WAR AND PEACE
Clara Bell (from a French version) - 1885–86
Nathan Haskell Dole - 1898
Leo Wiener - 1904
Constance Garnett - 1904
Aylmer and Louise Maude - 1922–23
Revised by Amy Mandelker - 2010
Rosemary Edmonds - 1957, revised 1978
Ann Dunnigan - 1968
Anthony Briggs - 2005
Andrew Bromfield (translation of the first completed draft, approx. 400 pages shorter than other English translations) - 2007
Richard Pevear and Larissa Volokhonsky - 2007
I didn't go farther back than Garnett, so have made no evaluation of Bell, Dole, or Wiener translations; given that Bromfield's translation is essentially a fundamentally different work, I have omitted it as well.
For my own use, I most seriously compared the Maude, Maude revised, Dunnigan, Briggs, and P&V translations.
Wikipedia - War and Peace full translations into English
Ask Metafilter - Forum thread on best English translation of War and Peace, mainly considering Garnett, Maude, Edmonds, and P&V
First Things - General article critiquing Pevear & Volokhonsky translations, not specific to War and Peace
Frisbee Book Journal - Article comparing the flavor of Garnett, Maude, Briggs, and P&V translations
Tolstoy Therapy - Article comparing selections from the Briggs and P&V translations
New York Review of Books - Favorable review of P&V translation by Orlando Figes
languagehat - Discussion of a book club discussion of favorite War and Peace translations
Ospodillo-Blog - Thoughtful comparison of the accuracy, flavor, and pros/cons of each translation
Amazon - Forum discussion of various translations
Goodreads - Forum discussion on pros & cons of P&V translation with references to others
Middlebury - Academic review of the Briggs and P&V translations, with comparisons of selections (warning: SPOILERS used)
New Statesman - Unfavorable review of P&V translation
We Love Translations - Extensive summaries of the history and commentary of each English translation including excerpts of the first page
The path taken to find the right translation for War and Peace has been a winding one.
I started with the Inner Sanctum edition by the Maudes, based on comparisons between the first chapters of the Maudes, Garnett, Edmonds, and P&V while sitting in the bookstore. Their word choice and phrasing were often the most musical and inventive. However, it started to feel somewhat archaic and the dialogue especially wooden. More evaluation led me to Anthony Brigg's translation, which flowed much better than the Maudes', but then started to feel too flowy, too modern (the article from Tolstoy Therapy listed above favors Briggs, but the same qualities she enjoys are what soured Briggs for me). Next I came across Ann Dunnigan's translation, which maintains excellent fidelity to the text (closely following the other translations) while also being creative, sensitive, and artful. Dunnigan resolved tricky issues that mar other translations by seeming to find the just-right words. Her translation is by far the most sensitive to the characters and narrator, a quality of Tolstoy's writing that drew me in when reading Anna Karenina.

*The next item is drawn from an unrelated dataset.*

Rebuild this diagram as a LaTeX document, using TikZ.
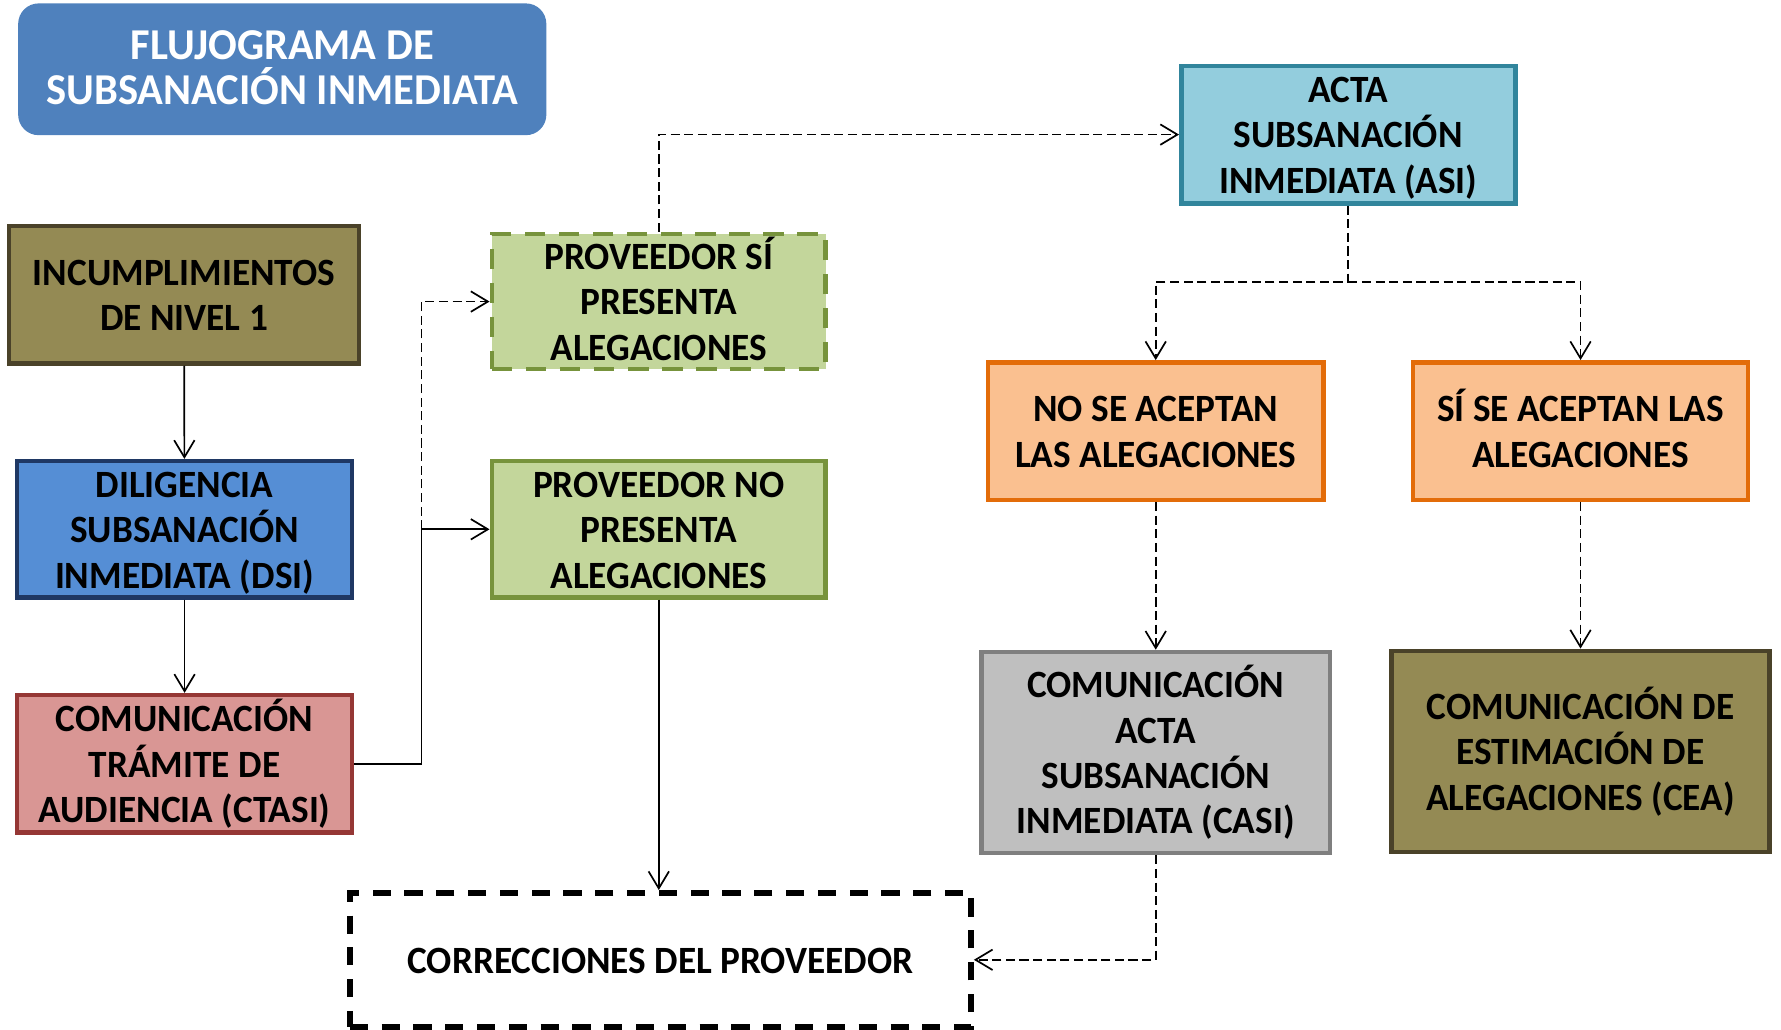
\documentclass[tikz,border=0pt]{standalone}
\usepackage{fontspec}
\setmainfont{Carlito}[FakeStretch=0.965]
\usetikzlibrary{arrows.meta}
\definecolor{titlebl}{HTML}{4F81BD}
\definecolor{olivef}{HTML}{948A54}
\definecolor{olived}{HTML}{4A4229}
\definecolor{bluef}{HTML}{558ED5}
\definecolor{blued}{HTML}{1F3864}
\definecolor{redf}{HTML}{D99694}
\definecolor{redd}{HTML}{953735}
\definecolor{greenf}{HTML}{C3D69B}
\definecolor{greend}{HTML}{77933C}
\definecolor{cyanf}{HTML}{93CDDD}
\definecolor{cyand}{HTML}{31859C}
\definecolor{orangef}{HTML}{FAC090}
\definecolor{oranged}{HTML}{E36C09}
\definecolor{grayf}{HTML}{BFBFBF}
\definecolor{grayd}{HTML}{7F7F7F}
\begin{document}
\begin{tikzpicture}[x=0.5pt,y=-0.5pt,
  box/.style={draw, line width=2pt, align=center, inner sep=0pt,
    font=\bfseries\fontsize{17}{20}\selectfont, text depth=0pt},
  lone/.style={text height=11.7pt},
  ltwo/.style={text height=31.7pt},
  lthree/.style={text height=51.7pt},
  lfour/.style={text height=71.7pt},
  conn/.style={line width=0.75pt, -{Straight Barb[length=7.5pt,width=9pt]}},
  dconn/.style={conn, dash pattern=on 4pt off 2pt},
]
\useasboundingbox (0,0) rectangle (1568,906);
\node[box, draw=titlebl, fill=titlebl, text=white, rounded corners=8pt,
  font=\bfseries\fontsize{19.4}{20}\selectfont, text height=31.3pt,
  minimum width=230.5pt, minimum height=56pt] (title) at (248.5,61)
  {FLUJOGRAMA DE\\SUBSANACIÓN INMEDIATA};
\node[box, ltwo, draw=olived, fill=olivef, minimum width=154pt, minimum height=60.5pt]
  (inc) at (162,259.5) {INCUMPLIMIENTOS\\DE NIVEL 1};
\node[box, lthree, draw=blued, fill=bluef, minimum width=147.5pt, minimum height=60pt]
  (dsi) at (162.5,466) {DILIGENCIA\\SUBSANACIÓN\\INMEDIATA (DSI)};
\node[box, lthree, draw=redd, fill=redf, minimum width=147.5pt, minimum height=60.5pt]
  (ctasi) at (162.5,672.5) {COMUNICACIÓN\\TRÁMITE DE\\AUDIENCIA (CTASI)};
\node[box, lthree, draw=greend, fill=greenf, dash pattern=on 9pt off 6pt,
  minimum width=147pt, minimum height=59.5pt]
  (psi) at (580,265.5) {PROVEEDOR SÍ\\PRESENTA\\ALEGACIONES};
\node[box, lthree, draw=greend, fill=greenf, minimum width=147pt, minimum height=60pt]
  (pno) at (580,466) {PROVEEDOR NO\\PRESENTA\\ALEGACIONES};
\node[box, lone, draw=black, fill=white, line width=2.4pt, dash pattern=on 8pt off 6pt,
  minimum width=273.5pt, minimum height=59pt]
  (corr) at (581.5,845) {CORRECCIONES DEL PROVEEDOR};
\node[box, lthree, draw=cyand, fill=cyanf, minimum width=147pt, minimum height=60.5pt]
  (acta) at (1187,118.5) {ACTA\\SUBSANACIÓN\\INMEDIATA (ASI)};
\node[box, ltwo, draw=oranged, fill=orangef, minimum width=147.5pt, minimum height=60.5pt]
  (no) at (1017.5,379.5) {NO SE ACEPTAN\\LAS ALEGACIONES};
\node[box, ltwo, draw=oranged, fill=orangef, minimum width=147.5pt, minimum height=60.5pt]
  (si) at (1391.5,379.5) {SÍ SE ACEPTAN LAS\\ALEGACIONES};
\node[box, lfour, draw=grayd, fill=grayf, minimum width=153.5pt, minimum height=88.5pt]
  (casi) at (1017.5,662.5) {COMUNICACIÓN\\ACTA\\SUBSANACIÓN\\INMEDIATA (CASI)};
\node[box, lthree, draw=olived, fill=olivef, minimum width=166.5pt, minimum height=88.5pt]
  (cea) at (1391.5,661.5) {COMUNICACIÓN DE\\ESTIMACIÓN DE\\ALEGACIONES (CEA)};
% connectors
\coordinate (j1) at (371,466);
\coordinate (j2) at (1187,248);
\draw[conn] (inc) -- (dsi);
\draw[conn] (dsi) -- (ctasi);
\draw[conn] (ctasi.east) -| (j1) -- (pno.west);
\draw[dconn] (j1) |- (psi.west);
\draw[conn] (pno.south) -- (pno.south |- corr.north);
\draw[dconn] (psi.north) |- (acta.west);
\draw[dconn] (acta.south) -- (j2) -| (no.north);
\draw[dconn] (j2) -| (si.north);
\draw[dconn] (no) -- (casi);
\draw[dconn] (si) -- (cea);
\draw[dconn] (casi.south) |- (corr.east);
\end{tikzpicture}
\end{document}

Never before, however, have I been so smitten by the physical beauty of a volume as I seem to be with Pevear & Volokhonsky's translation. Line-by-line there are sometimes places where their rendering is slightly clearer, simpler, or more beautiful than Dunnigan, but mostly their translation reads more stilted, unnatural, vague, and less imaginative. My only pull towards them, but what a schoolgirl-like pull it has been, has been the crush I have on the cover, binding, paper, and typesetting of their edition; I can't seem to help thinking, "But it's so purrrdy... [drool]." I picked up my copy of their book just to look up a sentence every now and then that Dunnigan seemed to have overthought, but for the most part I was pulled into the world and the characters that Dunnigan breathed into new life, while ogling P&V's dressed up mannequins in lavish gowns and jewelry, wondering if Dunnigan might be able to snag new costumes just for a day.
Ann Dunnigan's translation is available from Signet Classics.
Notable mention goes to Amy Mandelker's revised version of the Maude translation. Brief examination left the impression that she improved the worst archaisms and polished their work back to a glow.